▶ [What the task requires]: Without the pictures, can you quote each line below exactly?

▶ [Data lines]:
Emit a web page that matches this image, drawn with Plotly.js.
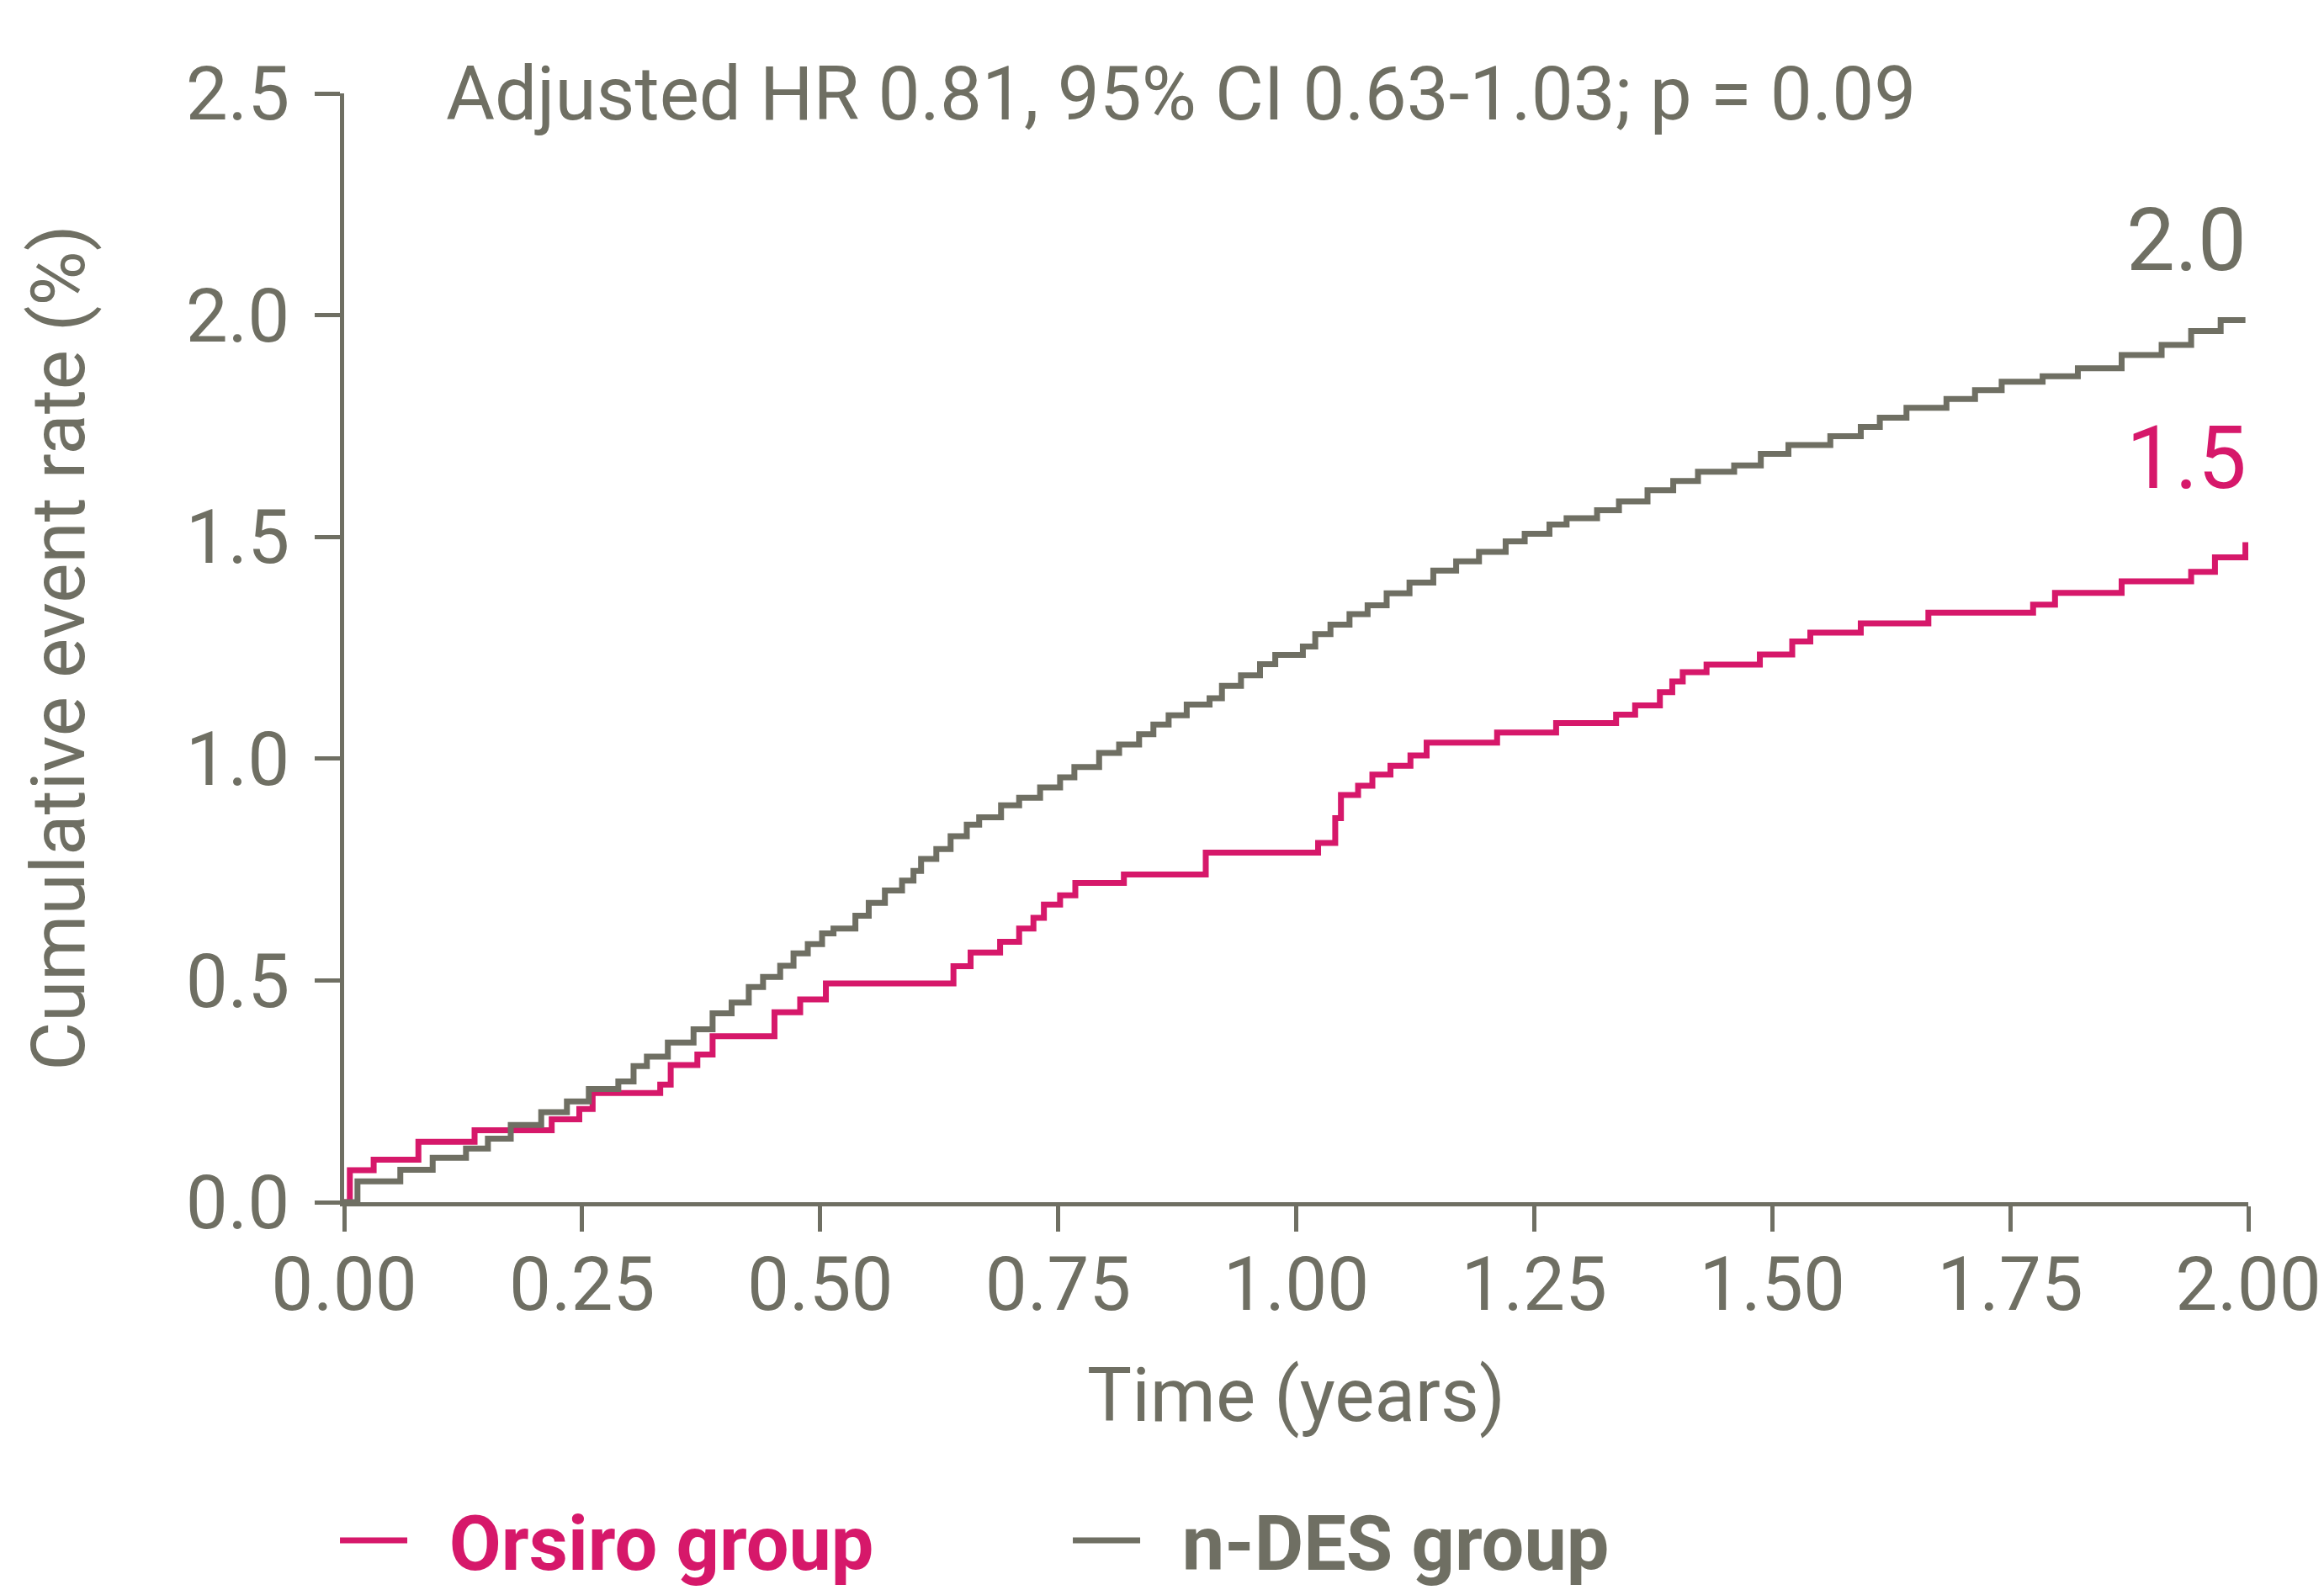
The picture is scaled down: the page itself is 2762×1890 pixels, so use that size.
<!DOCTYPE html>
<html>
<head>
<meta charset="utf-8">
<script src="https://cdn.plot.ly/plotly-3.0.1.min.js"></script>
<style>
html,body{margin:0;padding:0;background:#fff;}
#chart{width:2762px;height:1890px;}
</style>
</head>
<body>
<div id="chart"></div>
<script>
// ---- Data ----
const seriesNames = ["Orsiro group", "n-DES group"];

const orsiroTime = [0, 0.006, 0.031, 0.078, 0.137, 0.218, 0.247, 0.261, 0.332, 0.343, 0.371, 0.387, 0.452, 0.479, 0.506,
  0.640, 0.658, 0.689, 0.709, 0.724, 0.735, 0.752, 0.768, 0.819, 0.905, 1.023, 1.041, 1.047, 1.065, 1.080, 1.099, 1.120,
  1.137, 1.211, 1.273, 1.336, 1.356, 1.382, 1.395, 1.406, 1.431, 1.487, 1.521, 1.540, 1.593, 1.664, 1.774, 1.797, 1.867,
  1.940, 1.965, 1.997];
const orsiroRate = [0, 0.072, 0.096, 0.136, 0.162, 0.187, 0.210, 0.246, 0.265, 0.309, 0.333, 0.374, 0.428, 0.457, 0.493,
  0.532, 0.563, 0.587, 0.617, 0.641, 0.671, 0.692, 0.720, 0.739, 0.788, 0.810, 0.866, 0.918, 0.939, 0.964, 0.984, 1.007,
  1.036, 1.059, 1.080, 1.099, 1.120, 1.150, 1.174, 1.195, 1.212, 1.235, 1.264, 1.284, 1.305, 1.329, 1.347, 1.374, 1.400,
  1.421, 1.454, 1.488];

const ndesTime = [0, 0.014, 0.059, 0.093, 0.128, 0.151, 0.175, 0.207, 0.234, 0.257, 0.288, 0.304, 0.318, 0.340, 0.367,
  0.387, 0.407, 0.425, 0.440, 0.458, 0.472, 0.487, 0.502, 0.514, 0.537, 0.551, 0.568, 0.586, 0.598, 0.606, 0.622, 0.637,
  0.654, 0.667, 0.690, 0.709, 0.731, 0.752, 0.767, 0.793, 0.814, 0.835, 0.850, 0.866, 0.885, 0.909, 0.922, 0.942, 0.962,
  0.978, 1.007, 1.020, 1.036, 1.056, 1.075, 1.095, 1.119, 1.144, 1.168, 1.192, 1.220, 1.240, 1.266, 1.284, 1.316, 1.339,
  1.369, 1.396, 1.422, 1.460, 1.488, 1.517, 1.561, 1.593, 1.613, 1.641, 1.683, 1.713, 1.741, 1.784, 1.821, 1.867, 1.909,
  1.940, 1.971, 1.997];
const ndesRate = [0, 0.047, 0.073, 0.100, 0.121, 0.143, 0.174, 0.203, 0.227, 0.255, 0.272, 0.307, 0.328, 0.360, 0.390,
  0.426, 0.450, 0.485, 0.508, 0.533, 0.561, 0.582, 0.606, 0.617, 0.646, 0.675, 0.703, 0.725, 0.747, 0.774, 0.796, 0.825,
  0.851, 0.868, 0.895, 0.912, 0.935, 0.958, 0.981, 1.013, 1.032, 1.055, 1.077, 1.098, 1.122, 1.136, 1.164, 1.188, 1.213,
  1.234, 1.253, 1.281, 1.302, 1.326, 1.346, 1.373, 1.397, 1.424, 1.445, 1.466, 1.490, 1.507, 1.528, 1.542, 1.560, 1.580,
  1.605, 1.626, 1.647, 1.661, 1.687, 1.707, 1.727, 1.748, 1.769, 1.791, 1.811, 1.831, 1.850, 1.862, 1.880, 1.910, 1.933,
  1.964, 1.989, 1.989];

const xTickVals = [0, 0.25, 0.5, 0.75, 1.0, 1.25, 1.5, 1.75, 2.0];
const yTickVals = [0, 0.5, 1.0, 1.5, 2.0, 2.5];
const statText = "Adjusted HR 0.81, 95% CI 0.63-1.03; p = 0.09";
const xTitle = "Time (years)";
const yTitle = "Cumulative event rate (%)";

// ---- Styling ----
const PINK = "#d6186a";
const GREY = "#6f6f63";
const FONT = "Roboto, 'DejaVu Sans', sans-serif";
const FS = 89;

const traces = [
  {
    x: orsiroTime, y: orsiroRate, mode: "lines", line: {shape: "hv", color: PINK, width: 7},
    name: '<span style="color:' + PINK + '">&nbsp;&nbsp;' + seriesNames[0] + '</span>'
  },
  {
    x: ndesTime, y: ndesRate, mode: "lines", line: {shape: "hv", color: GREY, width: 7},
    name: '<span style="color:' + GREY + '">&nbsp;&nbsp;' + seriesNames[1] + '</span>'
  }
];

function lastVal(a){ return a[a.length - 1]; }

const layout = {
  width: 2762, height: 1890,
  margin: {l: 409, r: 90, t: 111, b: 461, autoexpand: false},
  paper_bgcolor: "#ffffff", plot_bgcolor: "#ffffff",
  font: {family: FONT, size: FS, color: GREY},
  showlegend: true,
  legend: {
    orientation: "h", x: -0.0044, xanchor: "left", y: -0.305, yanchor: "middle",
    font: {family: FONT, size: 90, weight: "bold", color: GREY},
    entrywidth: 776, entrywidthmode: "pixels", itemwidth: 80,
    bgcolor: "rgba(0,0,0,0)", traceorder: "normal"
  },
  xaxis: {
    range: [0, 2], tickvals: xTickVals, tickformat: ".2f",
    showgrid: false, zeroline: false, showline: true, linecolor: GREY, linewidth: 5,
    ticks: "outside", ticklen: 30, tickwidth: 5, tickcolor: GREY,
    tickfont: {family: FONT, size: FS, color: GREY}, ticklabelstandoff: -14,
    title: {text: xTitle, font: {family: FONT, size: FS, color: GREY}, standoff: 50},
    fixedrange: true
  },
  yaxis: {
    range: [0, 2.5], tickvals: yTickVals, tickformat: ".1f",
    showgrid: false, zeroline: false, showline: true, linecolor: GREY, linewidth: 5,
    ticks: "outside", ticklen: 30, tickwidth: 5, tickcolor: GREY,
    tickfont: {family: FONT, size: FS, color: GREY}, ticklabelstandoff: 12,
    title: {text: yTitle, font: {family: FONT, size: FS, color: GREY}, standoff: 92},
    fixedrange: true
  },
  annotations: [
    {
      xref: "paper", yref: "y", x: 0.0526, y: 2.5, xanchor: "left", yanchor: "middle",
      text: statText, showarrow: false, font: {family: FONT, size: FS, color: GREY}
    },
    {
      xref: "x", yref: "y", x: 2, y: lastVal(ndesRate), xanchor: "right", yanchor: "middle", yshift: 95,
      text: lastVal(ndesRate).toFixed(1), showarrow: false, font: {family: FONT, size: 103, color: GREY}
    },
    {
      xref: "x", yref: "y", x: 2, y: lastVal(orsiroRate), xanchor: "right", yanchor: "middle", yshift: 100,
      text: lastVal(orsiroRate).toFixed(1), showarrow: false, font: {family: FONT, size: 103, color: PINK}
    }
  ]
};

Plotly.newPlot("chart", traces, layout, {staticPlot: true, displayModeBar: false});
</script>
</body>
</html>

▶ [Finished task]:
Emit a web page that matches this image, drawn with Plotly.js.
The picture is scaled down: the page itself is 2762×1890 pixels, so use that size.
<!DOCTYPE html>
<html>
<head>
<meta charset="utf-8">
<script src="https://cdn.plot.ly/plotly-3.0.1.min.js"></script>
<style>
html,body{margin:0;padding:0;background:#fff;}
#chart{width:2762px;height:1890px;}
</style>
</head>
<body>
<div id="chart"></div>
<script>
// ---- Data ----
const seriesNames = ["Orsiro group", "n-DES group"];

const orsiroTime = [0, 0.006, 0.031, 0.078, 0.137, 0.218, 0.247, 0.261, 0.332, 0.343, 0.371, 0.387, 0.452, 0.479, 0.506,
  0.640, 0.658, 0.689, 0.709, 0.724, 0.735, 0.752, 0.768, 0.819, 0.905, 1.023, 1.041, 1.047, 1.065, 1.080, 1.099, 1.120,
  1.137, 1.211, 1.273, 1.336, 1.356, 1.382, 1.395, 1.406, 1.431, 1.487, 1.521, 1.540, 1.593, 1.664, 1.774, 1.797, 1.867,
  1.940, 1.965, 1.997];
const orsiroRate = [0, 0.072, 0.096, 0.136, 0.162, 0.187, 0.210, 0.246, 0.265, 0.309, 0.333, 0.374, 0.428, 0.457, 0.493,
  0.532, 0.563, 0.587, 0.617, 0.641, 0.671, 0.692, 0.720, 0.739, 0.788, 0.810, 0.866, 0.918, 0.939, 0.964, 0.984, 1.007,
  1.036, 1.059, 1.080, 1.099, 1.120, 1.150, 1.174, 1.195, 1.212, 1.235, 1.264, 1.284, 1.305, 1.329, 1.347, 1.374, 1.400,
  1.421, 1.454, 1.488];

const ndesTime = [0, 0.014, 0.059, 0.093, 0.128, 0.151, 0.175, 0.207, 0.234, 0.257, 0.288, 0.304, 0.318, 0.340, 0.367,
  0.387, 0.407, 0.425, 0.440, 0.458, 0.472, 0.487, 0.502, 0.514, 0.537, 0.551, 0.568, 0.586, 0.598, 0.606, 0.622, 0.637,
  0.654, 0.667, 0.690, 0.709, 0.731, 0.752, 0.767, 0.793, 0.814, 0.835, 0.850, 0.866, 0.885, 0.909, 0.922, 0.942, 0.962,
  0.978, 1.007, 1.020, 1.036, 1.056, 1.075, 1.095, 1.119, 1.144, 1.168, 1.192, 1.220, 1.240, 1.266, 1.284, 1.316, 1.339,
  1.369, 1.396, 1.422, 1.460, 1.488, 1.517, 1.561, 1.593, 1.613, 1.641, 1.683, 1.713, 1.741, 1.784, 1.821, 1.867, 1.909,
  1.940, 1.971, 1.997];
const ndesRate = [0, 0.047, 0.073, 0.100, 0.121, 0.143, 0.174, 0.203, 0.227, 0.255, 0.272, 0.307, 0.328, 0.360, 0.390,
  0.426, 0.450, 0.485, 0.508, 0.533, 0.561, 0.582, 0.606, 0.617, 0.646, 0.675, 0.703, 0.725, 0.747, 0.774, 0.796, 0.825,
  0.851, 0.868, 0.895, 0.912, 0.935, 0.958, 0.981, 1.013, 1.032, 1.055, 1.077, 1.098, 1.122, 1.136, 1.164, 1.188, 1.213,
  1.234, 1.253, 1.281, 1.302, 1.326, 1.346, 1.373, 1.397, 1.424, 1.445, 1.466, 1.490, 1.507, 1.528, 1.542, 1.560, 1.580,
  1.605, 1.626, 1.647, 1.661, 1.687, 1.707, 1.727, 1.748, 1.769, 1.791, 1.811, 1.831, 1.850, 1.862, 1.880, 1.910, 1.933,
  1.964, 1.989, 1.989];

const xTickVals = [0, 0.25, 0.5, 0.75, 1.0, 1.25, 1.5, 1.75, 2.0];
const yTickVals = [0, 0.5, 1.0, 1.5, 2.0, 2.5];
const statText = "Adjusted HR 0.81, 95% CI 0.63-1.03; p = 0.09";
const xTitle = "Time (years)";
const yTitle = "Cumulative event rate (%)";

// ---- Styling ----
const PINK = "#d6186a";
const GREY = "#6f6f63";
const FONT = "Roboto, 'DejaVu Sans', sans-serif";
const FS = 89;

const traces = [
  {
    x: orsiroTime, y: orsiroRate, mode: "lines", line: {shape: "hv", color: PINK, width: 7},
    name: '<span style="color:' + PINK + '">&nbsp;&nbsp;' + seriesNames[0] + '</span>'
  },
  {
    x: ndesTime, y: ndesRate, mode: "lines", line: {shape: "hv", color: GREY, width: 7},
    name: '<span style="color:' + GREY + '">&nbsp;&nbsp;' + seriesNames[1] + '</span>'
  }
];

function lastVal(a){ return a[a.length - 1]; }

const layout = {
  width: 2762, height: 1890,
  margin: {l: 409, r: 90, t: 111, b: 461, autoexpand: false},
  paper_bgcolor: "#ffffff", plot_bgcolor: "#ffffff",
  font: {family: FONT, size: FS, color: GREY},
  showlegend: true,
  legend: {
    orientation: "h", x: -0.0044, xanchor: "left", y: -0.305, yanchor: "middle",
    font: {family: FONT, size: 90, weight: "bold", color: GREY},
    entrywidth: 776, entrywidthmode: "pixels", itemwidth: 80,
    bgcolor: "rgba(0,0,0,0)", traceorder: "normal"
  },
  xaxis: {
    range: [0, 2], tickvals: xTickVals, tickformat: ".2f",
    showgrid: false, zeroline: false, showline: true, linecolor: GREY, linewidth: 5,
    ticks: "outside", ticklen: 30, tickwidth: 5, tickcolor: GREY,
    tickfont: {family: FONT, size: FS, color: GREY}, ticklabelstandoff: -14,
    title: {text: xTitle, font: {family: FONT, size: FS, color: GREY}, standoff: 50},
    fixedrange: true
  },
  yaxis: {
    range: [0, 2.5], tickvals: yTickVals, tickformat: ".1f",
    showgrid: false, zeroline: false, showline: true, linecolor: GREY, linewidth: 5,
    ticks: "outside", ticklen: 30, tickwidth: 5, tickcolor: GREY,
    tickfont: {family: FONT, size: FS, color: GREY}, ticklabelstandoff: 12,
    title: {text: yTitle, font: {family: FONT, size: FS, color: GREY}, standoff: 92},
    fixedrange: true
  },
  annotations: [
    {
      xref: "paper", yref: "y", x: 0.0526, y: 2.5, xanchor: "left", yanchor: "middle",
      text: statText, showarrow: false, font: {family: FONT, size: FS, color: GREY}
    },
    {
      xref: "x", yref: "y", x: 2, y: lastVal(ndesRate), xanchor: "right", yanchor: "middle", yshift: 95,
      text: lastVal(ndesRate).toFixed(1), showarrow: false, font: {family: FONT, size: 103, color: GREY}
    },
    {
      xref: "x", yref: "y", x: 2, y: lastVal(orsiroRate), xanchor: "right", yanchor: "middle", yshift: 100,
      text: lastVal(orsiroRate).toFixed(1), showarrow: false, font: {family: FONT, size: 103, color: PINK}
    }
  ]
};

Plotly.newPlot("chart", traces, layout, {staticPlot: true, displayModeBar: false});
</script>
</body>
</html>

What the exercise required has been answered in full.